[start Raw data]

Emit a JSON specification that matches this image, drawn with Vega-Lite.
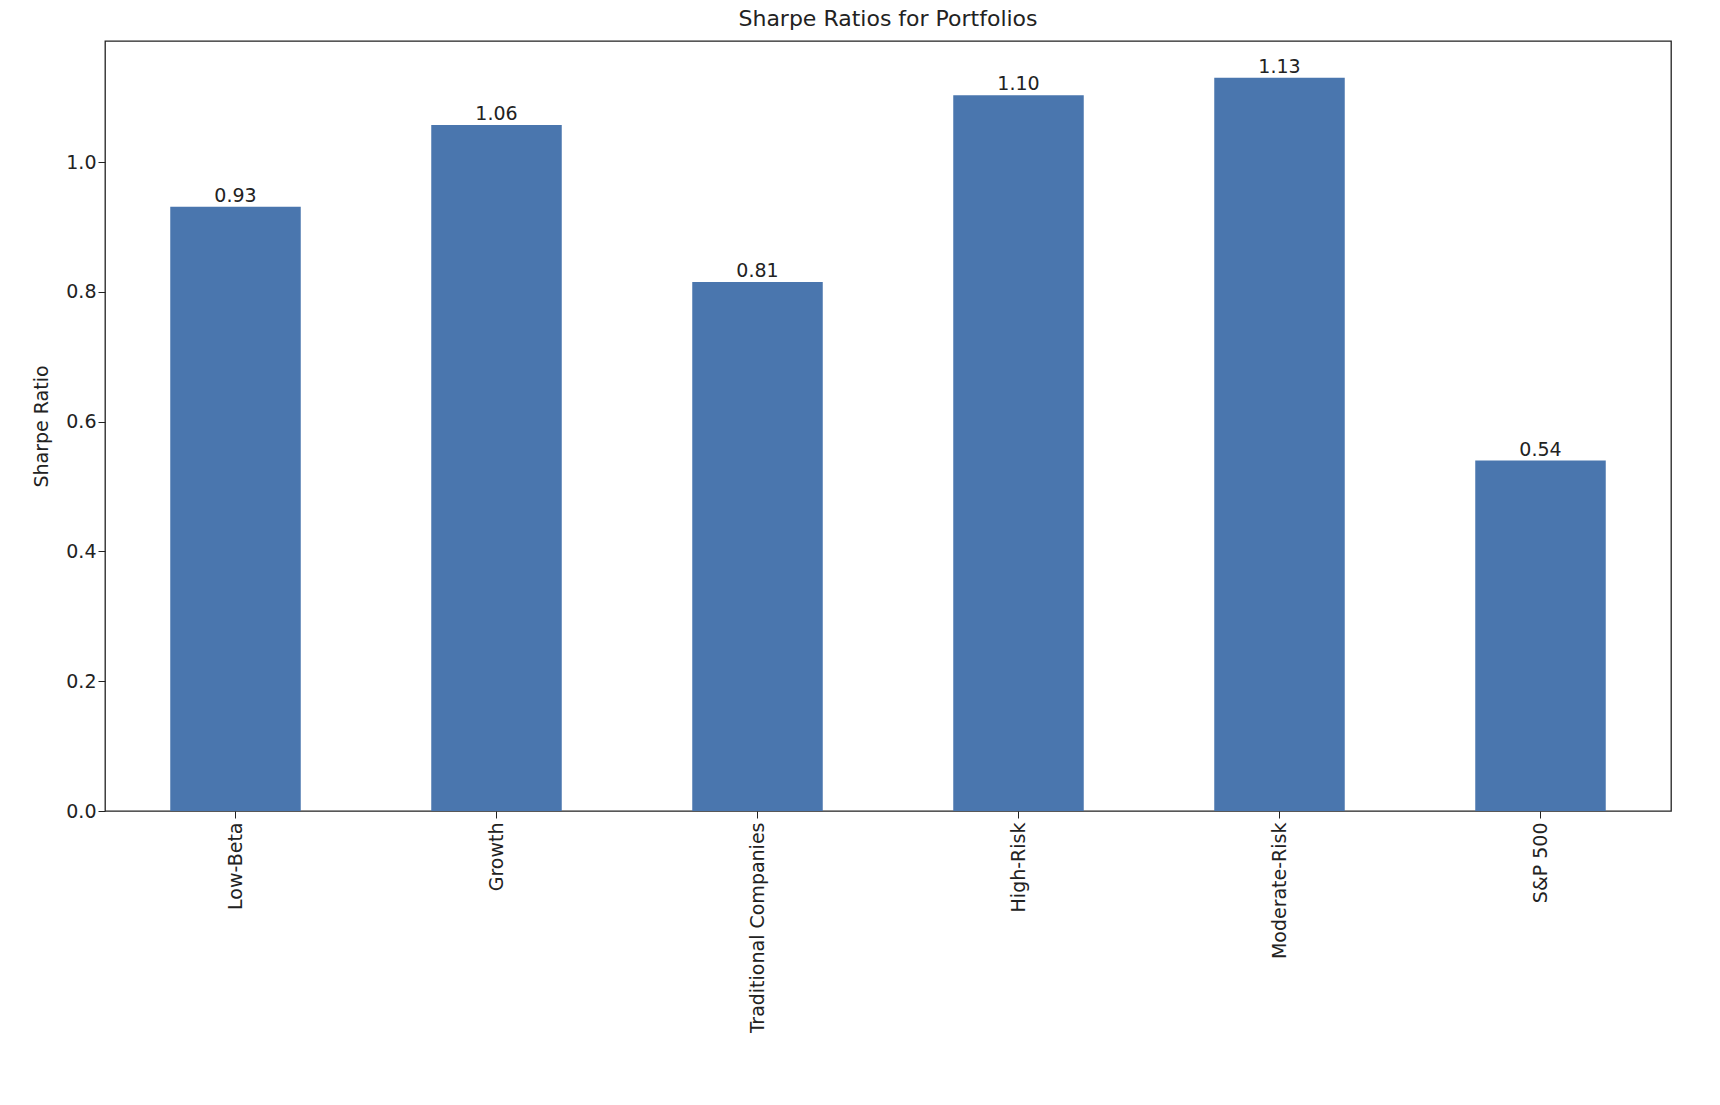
{
  "$schema": "https://vega.github.io/schema/vega-lite/v6.json",
  "width": 1566,
  "height": 770,
  "padding": {"left": 32, "top": 8, "right": 10, "bottom": 0},
  "background": "white",
  "title": {"text": "Sharpe Ratios for Portfolios", "font": "DejaVu Sans", "fontSize": 22, "fontWeight": "normal", "color": "#222", "offset": 10},
  "config": {"view": {"stroke": "#222", "strokeWidth": 1.3}, "font": "DejaVu Sans"},
  "data": {"values": [
    {"portfolio": "Low-Beta", "sharpe": 0.931},
    {"portfolio": "Growth", "sharpe": 1.057},
    {"portfolio": "Traditional Companies", "sharpe": 0.815},
    {"portfolio": "High-Risk", "sharpe": 1.103},
    {"portfolio": "Moderate-Risk", "sharpe": 1.130},
    {"portfolio": "S&P 500", "sharpe": 0.540}
  ]},
  "encoding": {
    "x": {"field": "portfolio", "type": "nominal", "sort": null,
      "scale": {"paddingInner": 0.5, "paddingOuter": 0.25},
      "axis": {"title": null, "labelAngle": -90, "labelFontSize": 19, "labelColor": "#222", "labelLimit": 500, "domain": false, "tickColor": "#222", "tickSize": 7, "labelPadding": 4}},
    "y": {"field": "sharpe", "type": "quantitative",
      "scale": {"domain": [0, 1.1865], "nice": false},
      "axis": {"title": "Sharpe Ratio", "titleFontSize": 19, "titleFontWeight": "normal", "titleColor": "#222", "titlePadding": 14, "labelFontSize": 19, "labelColor": "#222", "grid": false, "domain": false, "tickColor": "#222", "tickSize": 7, "values": [0, 0.2, 0.4, 0.6, 0.8, 1.0], "format": ".1f"}}
  },
  "layer": [
    {"mark": {"type": "bar", "color": "#4a76ae"}},
    {"mark": {"type": "text", "baseline": "bottom", "dy": -1, "fontSize": 19, "color": "#222"},
     "encoding": {"text": {"field": "sharpe", "type": "quantitative", "format": ".2f"}}}
  ]
}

[end Raw data]

Return the whole listing, word for word, and leave out every picture.

Emit a JSON specification that matches this image, drawn with Vega-Lite.
{
  "$schema": "https://vega.github.io/schema/vega-lite/v6.json",
  "width": 1566,
  "height": 770,
  "padding": {"left": 32, "top": 8, "right": 10, "bottom": 0},
  "background": "white",
  "title": {"text": "Sharpe Ratios for Portfolios", "font": "DejaVu Sans", "fontSize": 22, "fontWeight": "normal", "color": "#222", "offset": 10},
  "config": {"view": {"stroke": "#222", "strokeWidth": 1.3}, "font": "DejaVu Sans"},
  "data": {"values": [
    {"portfolio": "Low-Beta", "sharpe": 0.931},
    {"portfolio": "Growth", "sharpe": 1.057},
    {"portfolio": "Traditional Companies", "sharpe": 0.815},
    {"portfolio": "High-Risk", "sharpe": 1.103},
    {"portfolio": "Moderate-Risk", "sharpe": 1.130},
    {"portfolio": "S&P 500", "sharpe": 0.540}
  ]},
  "encoding": {
    "x": {"field": "portfolio", "type": "nominal", "sort": null,
      "scale": {"paddingInner": 0.5, "paddingOuter": 0.25},
      "axis": {"title": null, "labelAngle": -90, "labelFontSize": 19, "labelColor": "#222", "labelLimit": 500, "domain": false, "tickColor": "#222", "tickSize": 7, "labelPadding": 4}},
    "y": {"field": "sharpe", "type": "quantitative",
      "scale": {"domain": [0, 1.1865], "nice": false},
      "axis": {"title": "Sharpe Ratio", "titleFontSize": 19, "titleFontWeight": "normal", "titleColor": "#222", "titlePadding": 14, "labelFontSize": 19, "labelColor": "#222", "grid": false, "domain": false, "tickColor": "#222", "tickSize": 7, "values": [0, 0.2, 0.4, 0.6, 0.8, 1.0], "format": ".1f"}}
  },
  "layer": [
    {"mark": {"type": "bar", "color": "#4a76ae"}},
    {"mark": {"type": "text", "baseline": "bottom", "dy": -1, "fontSize": 19, "color": "#222"},
     "encoding": {"text": {"field": "sharpe", "type": "quantitative", "format": ".2f"}}}
  ]
}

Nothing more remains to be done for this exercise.